Dans cette expo, il faut aussi voir les toiles exceptionnelles de Mark Mullin. Celles-ci créent également des effets iridescents, des rayonnements de couleurs qui s’inscrivent bien dans une tradition nord-américaine dont on a pu voir les derniers développements dans la production de Ross Bleckner. De loin, les réseaux de grosses taches floues cachent de plus petites éclaboussures colorées visibles que de près. Dans Honalee, le vert et le bleu dévorent les éléments de rose qui, lorsqu’on s’approche, vibrent chromatiquement avec force comme de petites étoiles perdues dans des galaxies. Proche de l’expérience d’un oeil regardant la lumière du ciel. En effet, comme le titre de l’expo le dit: Light Matters.
Jusqu’au 26 février
Au Centre des arts visuels
Débordements picturaux
L’Association des galeries d’art contemporain de Montréal (AGAC) est bien active ces temps-ci. Elle nous prépare une expo d’envergure pour ce printemps qui mettra en dialogue des artistes québécois et ontariens. Les commissaires Francine Paul et Herb Sigman sont sur le point d’arrêter leur choix d’artistes pour un événement qui – dit-on- sera majeur. L’Association aura pignon sur rue dans le quartier de la finance à Toronto (du 15 au 29 avril) et auparavant dans un grand building montréalais (du 23 mars au 9 avril).
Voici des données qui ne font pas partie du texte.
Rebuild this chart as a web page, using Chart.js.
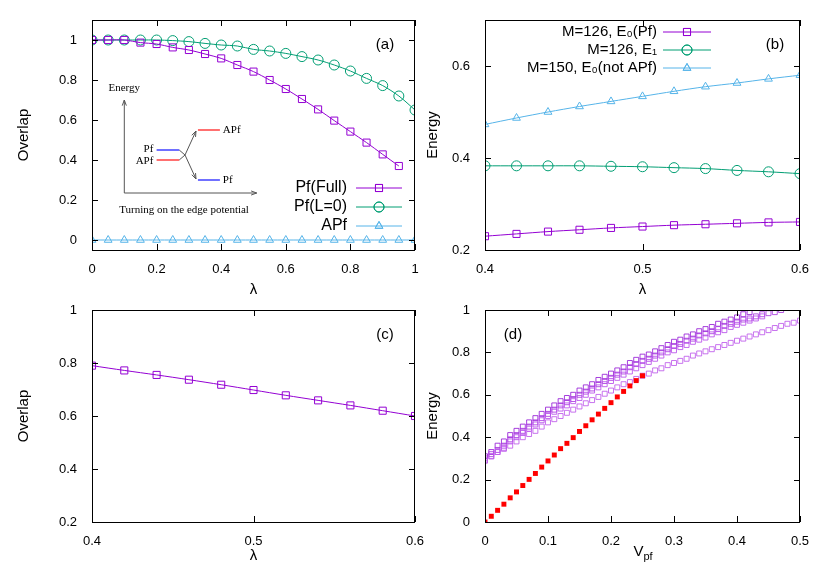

En attendant de pouvoir accéder à ces hauteurs artistiques, l’amateur d’art pourra profiter d’un échange plus humble (quantitativement) mais néanmoins d’un grand intérêt (qualitatif). L’AGAC a organisé un échange entre la Galerie Graff et la Galerie Olga Korper de Toronto. Si Robert Wolfe expose ces jours-ci en Ontario (avant son retour à Montréal en mars), nous pouvons admirer ici les tableaux de Ron Shuebrook. Ce peintre y décline des variations chromatiques sédusantes. On aimera surtout la manière avec laquelle il fait déborder la matière picturale des limites du tableau. Beaucoup d’artistes ont tenté de faire comprendre aux spectateurs la matérialité du médium pictural. Peu ont réussi à le faire avec l’habileté de Shuebrook. La peinture devient une pâte épaisse et pas seulement un effet de lumière colorée. C’est particulièrement évident dans le petit format Untitled (red), où l’huile et l’acrylique se métamorphosent en une texture qui semble tout droit sortie d’un bâton de rouge à lèvres.
Jusqu’au 4 mars
À la Galerie Graff
À signaler
C’est à une histoire du Québec montée par le Musée canadien de la photographie d’Ottawa que le Musée McCord nous convie ces jours-ci. Cela s’intitule Regards échangés: le Québec 1939-1970, et on nous y propose une vision des changements survenus dans notre société, de la Seconde Guerre mondiale à la Crise d’octobre, par le biais de la photographie. Une occasion de voir 59 images réalisées par 26 photographes importants dont Armour Landry, John Max, George A. Driscoll, et Gabor Szilasi (duquel on peut admirer encore une fois et pour toujours la célèbre madame Alexis Tremblay à l’île aux Coudres, de 1970)… Jusqu’au 19 mars.